The global financial crisis is "not a failure of the free market."
George Bush
"History reveals the real problem is not democracy and public institutions but capital drowning in its own self-interest, greed, and exploitation leading to revolution. This dismal dynamic means ruling-class banking oligarchies must find ways to use private, fiat-money, systems to employ and distract the masses, fund welfare schemes, own and control media, and finance politicans serving up capital’s bread and circuses. It is capital’s deformation of society, and monopoly over money and credit, that generates instability and revolution."
Kent Welton, Cap-Com, The Economics Of Balance, 1995
As with nearly everything else George Bush 43 is wrong again. The global financial criss is indeed a failure of the so-called "Free market" and we can smell the fear of the ruling elite today.
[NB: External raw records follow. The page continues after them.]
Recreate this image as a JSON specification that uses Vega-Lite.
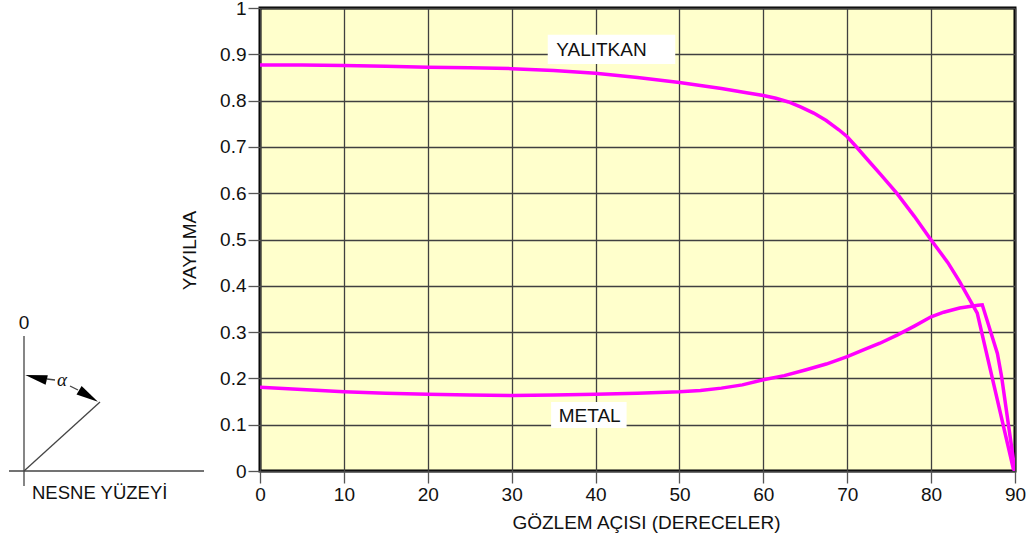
{
  "$schema": "https://vega.github.io/schema/vega-lite/v6.json",
  "padding": {"left": 0, "top": -3, "right": 0, "bottom": 0},
  "background": "white",
  "config": {"font": "Liberation Sans", "view": {"stroke": null}},
  "spacing": 50,
  "bounds": "flush",
  "datasets": {
    "egriler": [
      {"seri": "YALITKAN", "aci": 0, "yayilma": 0.877},
      {"seri": "YALITKAN", "aci": 5, "yayilma": 0.877},
      {"seri": "YALITKAN", "aci": 10, "yayilma": 0.876},
      {"seri": "YALITKAN", "aci": 15, "yayilma": 0.874},
      {"seri": "YALITKAN", "aci": 20, "yayilma": 0.872},
      {"seri": "YALITKAN", "aci": 25, "yayilma": 0.871},
      {"seri": "YALITKAN", "aci": 30, "yayilma": 0.869},
      {"seri": "YALITKAN", "aci": 35, "yayilma": 0.865},
      {"seri": "YALITKAN", "aci": 40, "yayilma": 0.859},
      {"seri": "YALITKAN", "aci": 45, "yayilma": 0.85},
      {"seri": "YALITKAN", "aci": 50, "yayilma": 0.839},
      {"seri": "YALITKAN", "aci": 55, "yayilma": 0.826},
      {"seri": "YALITKAN", "aci": 58, "yayilma": 0.817},
      {"seri": "YALITKAN", "aci": 60, "yayilma": 0.811},
      {"seri": "YALITKAN", "aci": 61.5, "yayilma": 0.805},
      {"seri": "YALITKAN", "aci": 63, "yayilma": 0.797},
      {"seri": "YALITKAN", "aci": 64.5, "yayilma": 0.786},
      {"seri": "YALITKAN", "aci": 66, "yayilma": 0.773},
      {"seri": "YALITKAN", "aci": 67.5, "yayilma": 0.757},
      {"seri": "YALITKAN", "aci": 69, "yayilma": 0.737},
      {"seri": "YALITKAN", "aci": 70, "yayilma": 0.722},
      {"seri": "YALITKAN", "aci": 71, "yayilma": 0.702},
      {"seri": "YALITKAN", "aci": 72.3, "yayilma": 0.675},
      {"seri": "YALITKAN", "aci": 74, "yayilma": 0.64},
      {"seri": "YALITKAN", "aci": 75.9, "yayilma": 0.6},
      {"seri": "YALITKAN", "aci": 78, "yayilma": 0.55},
      {"seri": "YALITKAN", "aci": 80, "yayilma": 0.499},
      {"seri": "YALITKAN", "aci": 82, "yayilma": 0.45},
      {"seri": "YALITKAN", "aci": 83.4, "yayilma": 0.409},
      {"seri": "YALITKAN", "aci": 85.5, "yayilma": 0.341},
      {"seri": "YALITKAN", "aci": 89.8, "yayilma": 0.005},
      {"seri": "YALITKAN", "aci": 90, "yayilma": 0},
      {"seri": "METAL", "aci": 0, "yayilma": 0.181},
      {"seri": "METAL", "aci": 5, "yayilma": 0.176},
      {"seri": "METAL", "aci": 10, "yayilma": 0.171},
      {"seri": "METAL", "aci": 15, "yayilma": 0.168},
      {"seri": "METAL", "aci": 20, "yayilma": 0.166},
      {"seri": "METAL", "aci": 25, "yayilma": 0.164},
      {"seri": "METAL", "aci": 30, "yayilma": 0.163},
      {"seri": "METAL", "aci": 35, "yayilma": 0.164},
      {"seri": "METAL", "aci": 40, "yayilma": 0.166},
      {"seri": "METAL", "aci": 45, "yayilma": 0.168},
      {"seri": "METAL", "aci": 50, "yayilma": 0.171},
      {"seri": "METAL", "aci": 52.5, "yayilma": 0.174},
      {"seri": "METAL", "aci": 55, "yayilma": 0.179},
      {"seri": "METAL", "aci": 57.5, "yayilma": 0.186},
      {"seri": "METAL", "aci": 60, "yayilma": 0.197},
      {"seri": "METAL", "aci": 62.5, "yayilma": 0.206},
      {"seri": "METAL", "aci": 65, "yayilma": 0.218},
      {"seri": "METAL", "aci": 67.5, "yayilma": 0.231},
      {"seri": "METAL", "aci": 70, "yayilma": 0.247},
      {"seri": "METAL", "aci": 72, "yayilma": 0.262},
      {"seri": "METAL", "aci": 73.9, "yayilma": 0.276},
      {"seri": "METAL", "aci": 76, "yayilma": 0.294},
      {"seri": "METAL", "aci": 78, "yayilma": 0.313},
      {"seri": "METAL", "aci": 80, "yayilma": 0.333},
      {"seri": "METAL", "aci": 81.5, "yayilma": 0.343},
      {"seri": "METAL", "aci": 83.4, "yayilma": 0.352},
      {"seri": "METAL", "aci": 85.6, "yayilma": 0.358},
      {"seri": "METAL", "aci": 86.1, "yayilma": 0.359},
      {"seri": "METAL", "aci": 87.9, "yayilma": 0.254},
      {"seri": "METAL", "aci": 88.4, "yayilma": 0.204},
      {"seri": "METAL", "aci": 90, "yayilma": 0}
    ],
    "etiket": [
      {"metin": "YALITKAN", "x": 40.7, "y": 0.91, "x0": 34.3, "x1": 49.5, "y0": 0.879, "y1": 0.942},
      {"metin": "METAL", "x": 39.3, "y": 0.119, "x0": 34.7, "x1": 43.7, "y0": 0.093, "y1": 0.149}
    ],
    "cizgi": [
      {"parca": "yuzey", "x1": -0.15, "y1": 0, "x2": 1.8, "y2": 0},
      {"parca": "normal", "x1": 0, "y1": 1.35, "x2": 0, "y2": -0.15},
      {"parca": "gozlem", "x1": 0, "y1": 0, "x2": 0.76, "y2": 0.69},
      {"parca": "yay1", "x1": 0.23, "y1": 0.92, "x2": 0.31, "y2": 0.91},
      {"parca": "yay2", "x1": 0.46, "y1": 0.85, "x2": 0.54, "y2": 0.81}
    ],
    "ok1": [{"x": 0.12, "y": 0.935}],
    "ok2": [{"x": 0.645, "y": 0.75}],
    "yazi": [
      {"tur": "sifir", "metin": "0", "x": 0, "y": 1.48},
      {"tur": "alfa", "metin": "α", "x": 0.38, "y": 0.91},
      {"tur": "yuzey", "metin": "NESNE YÜZEYİ", "x": 0.08, "y": -0.22}
    ]
  },
  "hconcat": [
    {
      "width": 210,
      "height": 463,
      "view": {"stroke": null},
      "layer": [
        {
          "data": {"name": "cizgi"},
          "mark": {"type": "rule", "color": "#444", "strokeWidth": 1.3},
          "encoding": {
            "x": {"field": "x1", "type": "quantitative", "scale": {"domain": [-0.24, 1.86], "nice": false, "zero": false}, "axis": null},
            "x2": {"field": "x2"},
            "y": {"field": "y1", "type": "quantitative", "scale": {"domain": [0, 4.63], "nice": false, "zero": false}, "axis": null},
            "y2": {"field": "y2"}
          }
        },
        {
          "data": {"name": "ok1"},
          "mark": {"type": "point", "shape": "M-1,0L1,-0.45L1,0.45Z", "filled": true, "color": "#000", "opacity": 1, "size": 484, "angle": 13},
          "encoding": {
            "x": {"field": "x", "type": "quantitative"},
            "y": {"field": "y", "type": "quantitative"}
          }
        },
        {
          "data": {"name": "ok2"},
          "mark": {"type": "point", "shape": "M-1,0L1,-0.45L1,0.45Z", "filled": true, "color": "#000", "opacity": 1, "size": 484, "angle": 211},
          "encoding": {
            "x": {"field": "x", "type": "quantitative"},
            "y": {"field": "y", "type": "quantitative"}
          }
        },
        {
          "data": {"name": "yazi"},
          "transform": [{"filter": "datum.tur === 'sifir'"}],
          "mark": {"type": "text", "fontSize": 19, "color": "#111", "align": "center", "baseline": "middle"},
          "encoding": {
            "x": {"field": "x", "type": "quantitative"},
            "y": {"field": "y", "type": "quantitative"},
            "text": {"field": "metin"}
          }
        },
        {
          "data": {"name": "yazi"},
          "transform": [{"filter": "datum.tur === 'alfa'"}],
          "mark": {"type": "text", "font": "Liberation Serif", "fontStyle": "italic", "fontSize": 19, "color": "#111", "align": "center", "baseline": "middle"},
          "encoding": {
            "x": {"field": "x", "type": "quantitative"},
            "y": {"field": "y", "type": "quantitative"},
            "text": {"field": "metin"}
          }
        },
        {
          "data": {"name": "yazi"},
          "transform": [{"filter": "datum.tur === 'yuzey'"}],
          "mark": {"type": "text", "fontSize": 18.5, "color": "#111", "align": "left", "baseline": "middle"},
          "encoding": {
            "x": {"field": "x", "type": "quantitative"},
            "y": {"field": "y", "type": "quantitative"},
            "text": {"field": "metin"}
          }
        }
      ]
    },
    {
      "width": 755,
      "height": 463,
      "view": {"fill": "#FFFFCC", "stroke": "#000", "strokeWidth": 3},
      "layer": [
        {
          "data": {"name": "egriler"},
          "mark": {"type": "line", "color": "#FF00FF", "strokeWidth": 3.5, "clip": true},
          "encoding": {
            "x": {
              "field": "aci", "type": "quantitative",
              "scale": {"domain": [0, 90], "nice": false},
              "axis": {
                "values": [0, 10, 20, 30, 40, 50, 60, 70, 80, 90],
                "title": "GÖZLEM AÇISI (DERECELER)",
                "grid": true, "gridColor": "#404040", "gridWidth": 1.3, "gridOpacity": 1,
                "domain": false,
                "tickColor": "#555", "tickSize": 12, "tickWidth": 1.3,
                "labelFontSize": 19, "labelColor": "#111", "labelPadding": 2,
                "labelFlush": false, "labelOverlap": false,
                "titleFontSize": 19, "titleFontWeight": "normal", "titleColor": "#111",
                "titlePadding": 9, "titleX": 386
              }
            },
            "y": {
              "field": "yayilma", "type": "quantitative",
              "scale": {"domain": [0, 1], "nice": false},
              "axis": {
                "values": [0, 0.1, 0.2, 0.3, 0.4, 0.5, 0.6, 0.7, 0.8, 0.9, 1],
                "format": "~g",
                "title": "YAYILMA",
                "grid": true, "gridColor": "#404040", "gridWidth": 1.3, "gridOpacity": 1,
                "domain": false,
                "tickColor": "#555", "tickSize": 12, "tickWidth": 1.3,
                "labelFontSize": 19, "labelColor": "#111", "labelPadding": 2,
                "labelFlush": false, "labelOverlap": false,
                "titleFontSize": 19, "titleFontWeight": "normal", "titleColor": "#111",
                "titlePadding": 20, "titleY": 242
              }
            },
            "detail": {"field": "seri"}
          }
        },
        {
          "data": {"name": "etiket"},
          "mark": {"type": "rect", "fill": "white"},
          "encoding": {
            "x": {"field": "x0", "type": "quantitative"},
            "x2": {"field": "x1"},
            "y": {"field": "y0", "type": "quantitative"},
            "y2": {"field": "y1"}
          }
        },
        {
          "data": {"name": "etiket"},
          "mark": {"type": "text", "fontSize": 19, "color": "#111", "align": "center", "baseline": "middle"},
          "encoding": {
            "x": {"field": "x", "type": "quantitative"},
            "y": {"field": "y", "type": "quantitative"},
            "text": {"field": "metin"}
          }
        }
      ]
    }
  ]
}
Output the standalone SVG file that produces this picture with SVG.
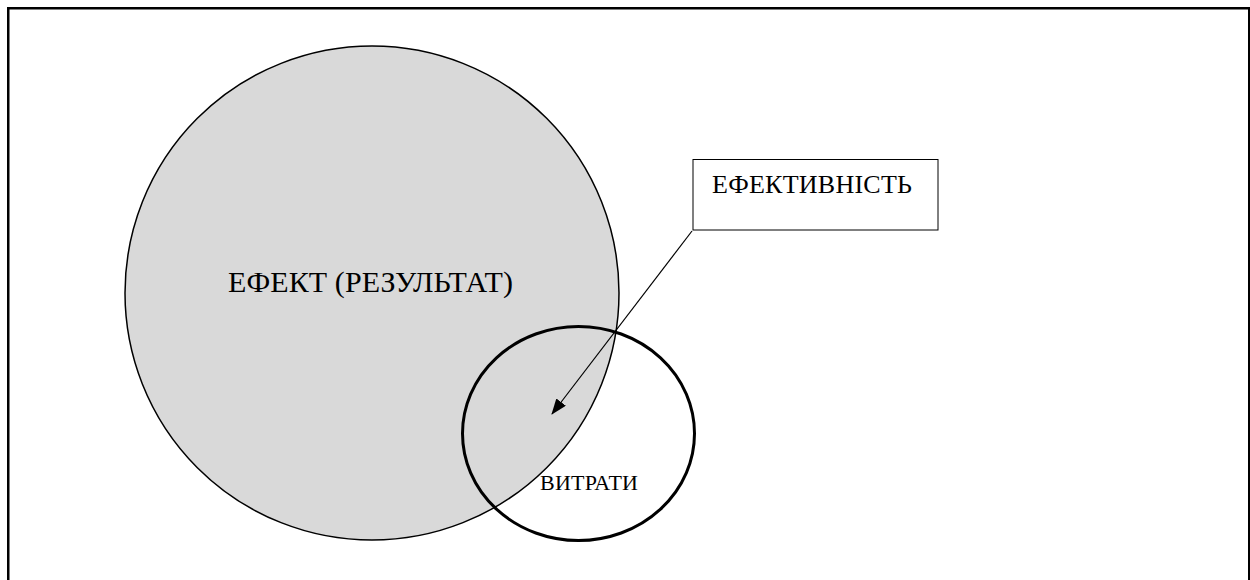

In any case, what exactly is the so-called "free market" as we know it? Who is free in this market? Who is free-er? Where, and in whom, does real power reside in the marketplace? Dependent upon a wage for survival, how many days and ways of freedom does labor have versus capital? A week or a month of holdout power, on an over-mortgaged plot unable to sustain food production and with a foreclosure notice on its way?
A salient fact is that the vast majority no longer have natural freedom upon the land – i.e., an historic estate once providing for our independence and so servign to underwrite a balance of power between labor and capital. What we have today, however, is enclosure-generated urban dependency and a capital-dictated wage. Most are now completely dependent upon this, at-will, largesse.
As history reveals, all systemic failures of society and markets are a result of what I term factor imbalance – i.e., an imbalance of social, political, and marketplace power between the major economic factors, capital and labor. Chaos and crisis, wars and revolutions are largely about the gross imbalance of power between capital and labor in society.
In any case, the marketplace power of capital today stems largely from the un-remedied result of historic enclosures resulting in landless peasants packed into urban settings and dependent upon a paycheck for survival – a process creating massive instability and one still underway today around the world.
The only real remedy for this dismal and dependent situation of the vast majority lies in offsetting enclosure and dependence by maintaining factor-balanced institutions in society - which then serve to prevent the power and predation of either capital or labor.
Clearly, we are suffering under one of the greatest imbalances of factor power in history. Capital runs our lives as never before. The strength of the vast majority of wage-earning citizens has been reduced to irrevelance in a Potemkin democracy serving up ruling-elite propaganda.
Money controls our locked-down oligarchy. We have a private central bank controlled by self-interested big capital, and this despite the founders dire warnings of this very institution. We also have a "free trade" regime in which three guys in Belgium vote in secret and tell us what we can do, and without appeal – a prime example of a First-World crushing trap which no majority of Americans or Europeans would ever have approved.
Another big reason for capital’s on-going control is that we have no National Initiative process by which the vast majority might actually shape their economy and society, and overrule a capital-fed congress and Washington establishment virtually owned by the ruling bankster elite.
Make no mistake, it is any form of economic democracy that capital and ruling elites act to prevent, often via murder and torture of labor leaders and dissidents around the world. The ultimate insults are the CIA black budget ops, funded by taxpayers, which foster and pay for these crimes.
So money must rule, and it is supported by the Buckley v. Valeo Supreme Court ruling which traps us within the oligarchic dogma that money is "freedom" and not power. Freedom for whom? Obviously, those with the most money, and especially those with the exclusive privilege to create "our" money out of thin air... and get it backed by our taxes.
In short, the ruin we see today is far more than a normal business and inventory cycle. It is a direct result of gross factor imbalance in our society and institutions. It is the result of removing the vast majority of citizens from any effective power in shaping their institutions, and controlling marketplace regulation and enforcement, as well as monetary and trade policy.